The senator made her position known while reacting to President Tinubu’s presentation of the 2026 national budget at a joint sitting of Nigeria’s National Assembly, the country’s federal legislative body located in Abuja, Nigeria’s capital city, on Friday, 19 December 2025. While acknowledging the importance of the presentation, she cautioned against excessive focus on the size of the budget without sufficient attention to its real-world outcomes.

Okay News reports that Akpoti-Uduaghan warned that the sheer scale of public spending, no matter how historic, cannot by itself resolve Nigeria’s long-standing development challenges or improve living conditions for millions of citizens.

Reflecting on the President’s address, the lawmaker revealed that a specific remark stood out to her more than any other aspect of the speech.
“Of all the lengthy speeches, one line by Mr President struck me deeply.
‘It’s not the size of the budget but the quantum of impact felt by Nigerians,’” she said.

According to the senator, although the ₦58.18 trillion proposal reflects the enormity of Nigeria’s economic ambitions and structural difficulties, ordinary Nigerians are more concerned about how government spending translates into tangible benefits in their daily lives.

She stressed that citizens expect budgets to improve living standards through sustainable job creation, reliable infrastructure, affordable healthcare services, quality education systems, and accessible social welfare programmes, rather than remaining attractive projections on paper.

Akpoti-Uduaghan further underscored the importance of accountability in governance, stating that responsibility does not rest with leaders alone.

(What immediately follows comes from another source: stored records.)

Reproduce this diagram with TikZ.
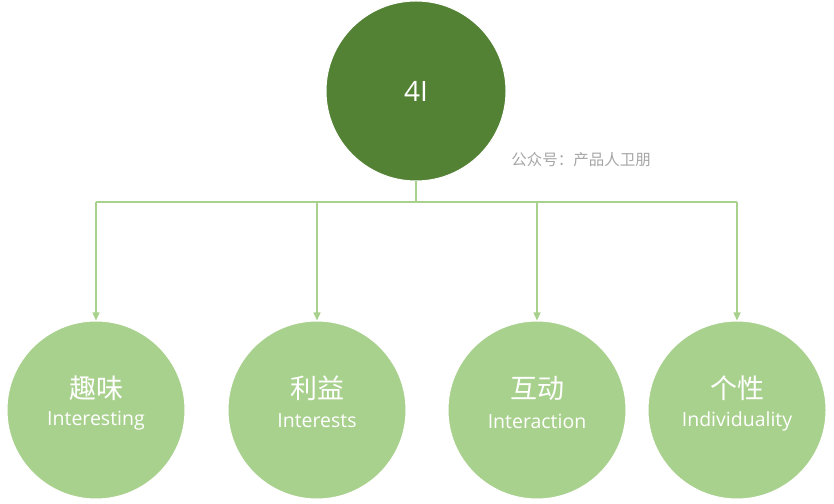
\documentclass[tikz,border=0pt]{standalone}
\usepackage{fontspec}
\setmainfont{Open Sans}
\newfontfamily\cjk{Noto Sans CJK SC}
\usetikzlibrary{arrows.meta}
\definecolor{dg}{HTML}{548235}
\definecolor{lg}{HTML}{A9D18E}
\definecolor{ln}{HTML}{A9D18E}
\begin{document}
\begin{tikzpicture}[x=1pt,y=1pt,
  top/.style={circle,fill=dg,draw=white,line width=1pt,minimum size=180pt,inner sep=0pt,text=white,font=\fontsize{28}{32}\selectfont},
  leaf/.style={circle,fill=lg,draw=white,line width=1pt,minimum size=178pt,inner sep=0pt},
  cn/.style={text=white,font=\cjk\fontsize{27}{30}\selectfont,inner sep=0pt},
  en/.style={text=white,font=\fontsize{19.5}{22}\selectfont,inner sep=0pt},
  conn/.style={draw=ln,line width=1.5pt},
  arr/.style={conn,-{Triangle[width=7pt,length=8pt]}}]
\useasboundingbox (0,0) rectangle (834,503);
\node[top] (t) at (416,412) {4I};
\node[text=gray!70,font=\cjk\fontsize{15.5}{18}\selectfont] (w) at (581,343) {公众号：产品人卫朋};
\foreach \n/\x/\c/\e in {a/96/趣味/Interesting,b/317/利益/Interests,c/537/互动/Interaction,d/737/个性/Individuality}{
  \node[leaf] (\n) at (\x,93) {};
  \node[cn] (\n c) at (\x,115) {\c};
  \node[en] (\n e) at (\x,82) {\e};
  \coordinate (\n j) at (\x,301);
}
\draw[conn] (t.south) -- (416,301);
\draw[conn] (aj) -- (dj);
\foreach \n in {a,b,c,d}{\draw[arr] (\n j) -- (\n.north);}
\end{tikzpicture}
\end{document}
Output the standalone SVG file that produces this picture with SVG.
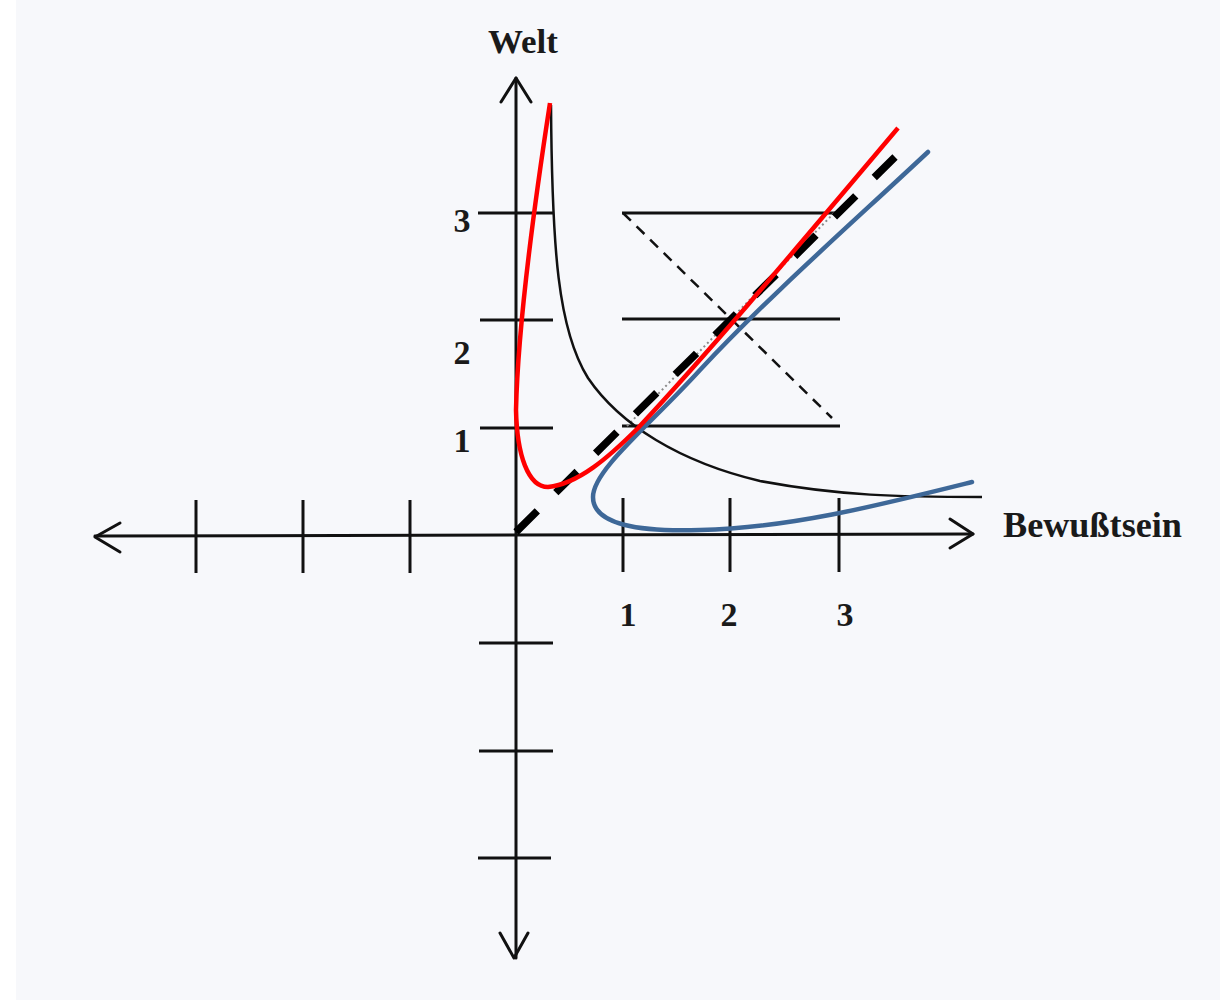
<svg xmlns="http://www.w3.org/2000/svg" width="1220" height="1000" viewBox="0 0 1220 1000">
  <style>
    .ax { stroke: #111; stroke-width: 3; fill: none; stroke-linecap: round; stroke-linejoin: round; }
    .tick { stroke: #111; stroke-width: 3; fill: none; }
    .guide { stroke: #111; stroke-width: 3; fill: none; }
    .thin { stroke: #111; stroke-width: 2.5; fill: none; }
    .lbl { font-family: "Liberation Serif", "Times New Roman", serif; font-weight: bold; fill: #1a1a1a; }
    .num { font-family: "Liberation Serif", "Times New Roman", serif; font-weight: bold; fill: #1a1a1a; font-size: 34px; text-anchor: middle; }
  </style>
  <rect x="0" y="0" width="1220" height="1000" fill="#ffffff"/>
  <rect x="16" y="0" width="1204" height="1000" fill="#f7f8fb"/>

  <g id="axes">
    <line class="ax" x1="516" y1="78" x2="516" y2="958"/>
    <polyline class="ax" points="501,102 516,78 531,102"/>
    <polyline class="ax" points="500,933 514,958 528,933"/>
    <line class="ax" x1="95" y1="536" x2="973" y2="534"/>
    <polyline class="ax" points="120,523 95,537 120,552"/>
    <polyline class="ax" points="950,519 973,534 950,548"/>
  </g>

  <g id="ticks">
    <line class="tick" x1="478" y1="213" x2="553" y2="213"/>
    <line class="tick" x1="480" y1="320" x2="553" y2="320"/>
    <line class="tick" x1="480" y1="428" x2="553" y2="428"/>
    <line class="tick" x1="479" y1="643" x2="553" y2="643"/>
    <line class="tick" x1="479" y1="751" x2="553" y2="751"/>
    <line class="tick" x1="478" y1="858" x2="551" y2="858"/>
    <line class="tick" x1="196" y1="500" x2="196" y2="573"/>
    <line class="tick" x1="303" y1="500" x2="303" y2="573"/>
    <line class="tick" x1="410" y1="500" x2="410" y2="573"/>
    <line class="tick" x1="623" y1="498" x2="623" y2="572"/>
    <line class="tick" x1="730" y1="498" x2="730" y2="572"/>
    <line class="tick" x1="839" y1="498" x2="839" y2="572"/>
  </g>

  <g id="labels">
    <text class="lbl" x="488" y="53" font-size="34" textLength="70" lengthAdjust="spacingAndGlyphs">Welt</text>
    <text class="lbl" x="1003" y="537" font-size="35" textLength="179" lengthAdjust="spacingAndGlyphs">Bewußtsein</text>
    <text class="num" x="462" y="232">3</text>
    <text class="num" x="462" y="364">2</text>
    <text class="num" x="462" y="452">1</text>
    <text class="num" x="628" y="626">1</text>
    <text class="num" x="729" y="626">2</text>
    <text class="num" x="845" y="626">3</text>
  </g>

  <g id="guides">
    <line class="guide" x1="622" y1="213" x2="840" y2="213"/>
    <line class="guide" x1="622" y1="319" x2="840" y2="319"/>
    <line class="guide" x1="622" y1="426" x2="840" y2="426"/>
    <line class="thin" x1="623" y1="213" x2="832" y2="418" stroke-dasharray="11 8"/>
    <line x1="627" y1="426" x2="835" y2="212" stroke="#8a8a8a" stroke-width="2" stroke-dasharray="2 3"/>
  </g>

  <g id="hyperbola">
    <path class="thin" d="M551,105 C552,250 558,330 588,378 C620,425 680,462 760,481 C840,496 900,497 982,497"/>
  </g>

  <g id="connectors">
    <line x1="516" y1="532" x2="895" y2="157" stroke="#000" stroke-width="7.5" stroke-dasharray="30 26"/>
    <path d="M928,152 C850,225 770,295 700,370 C650,425 593,470 593,497 C593,525 640,532 700,530 C790,528 880,505 972,482" fill="none" stroke="#3e6898" stroke-width="4.5" stroke-linecap="round"/>
    <path d="M550,103 C535,200 518,320 516,410 C517,455 528,487 548,487 C578,484 608,458 638,428 C720,340 810,232 898,128" fill="none" stroke="#ff0000" stroke-width="4.5" stroke-linecap="butt"/>
  </g>
</svg>
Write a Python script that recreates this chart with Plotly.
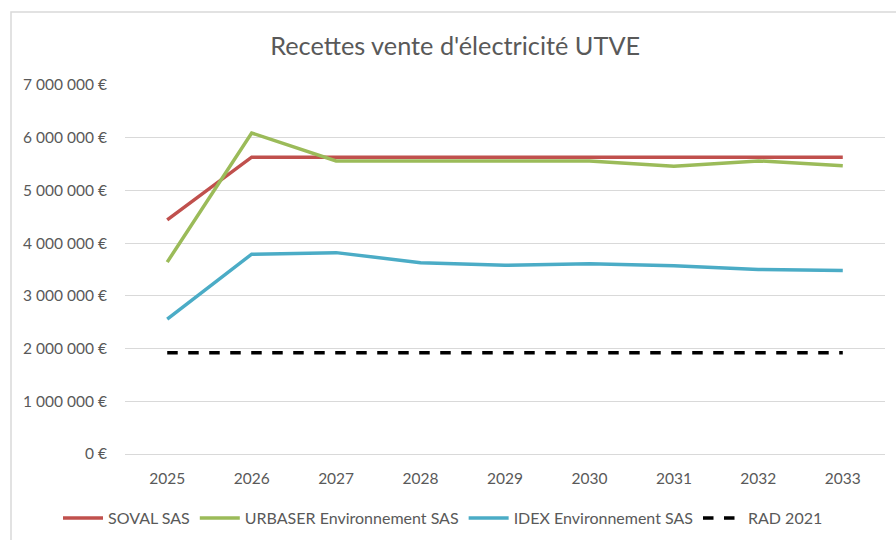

She argued that active civic engagement and public scrutiny are essential to ensuring that budget promises translate into concrete outcomes.
“Leaders must do better, and citizens must demand accountability,” she stressed.

As a member of the Senate Committee on Finance, the senator has consistently championed fiscal transparency, prudent management of public funds, and people-focused budgeting. Her stance reflects growing public frustration that Nigeria’s expanding annual budgets have not produced matching improvements in welfare, productivity, or social stability.

President Tinubu, during the same session, presented the 2026 Appropriation Bill while projecting cautious optimism about Nigeria’s economic direction. He pledged stricter budget discipline, stronger revenue enforcement across government agencies, and a firm security approach that classifies all armed non-state actors as terrorists.

The President explained that the proposal, titled “Budget of Consolidation, Renewed Resilience and Shared Prosperity,” was designed to secure recent macroeconomic gains, rebuild investor confidence, and convert economic stability into broad-based prosperity.

Defending his administration’s controversial economic reforms, Tinubu cited 3.98 per cent economic growth in the third quarter of 2025, eight consecutive months of declining inflation, improved oil production, stronger non-oil revenues, and renewed investor confidence as evidence of progress.

However, as legislative debates commence in the National Assembly, lawmakers such as Akpoti-Uduaghan insist that macroeconomic indicators alone are not sufficient. They argue that the ultimate test of the 2026 budget will be whether Nigerian households and communities genuinely feel its impact.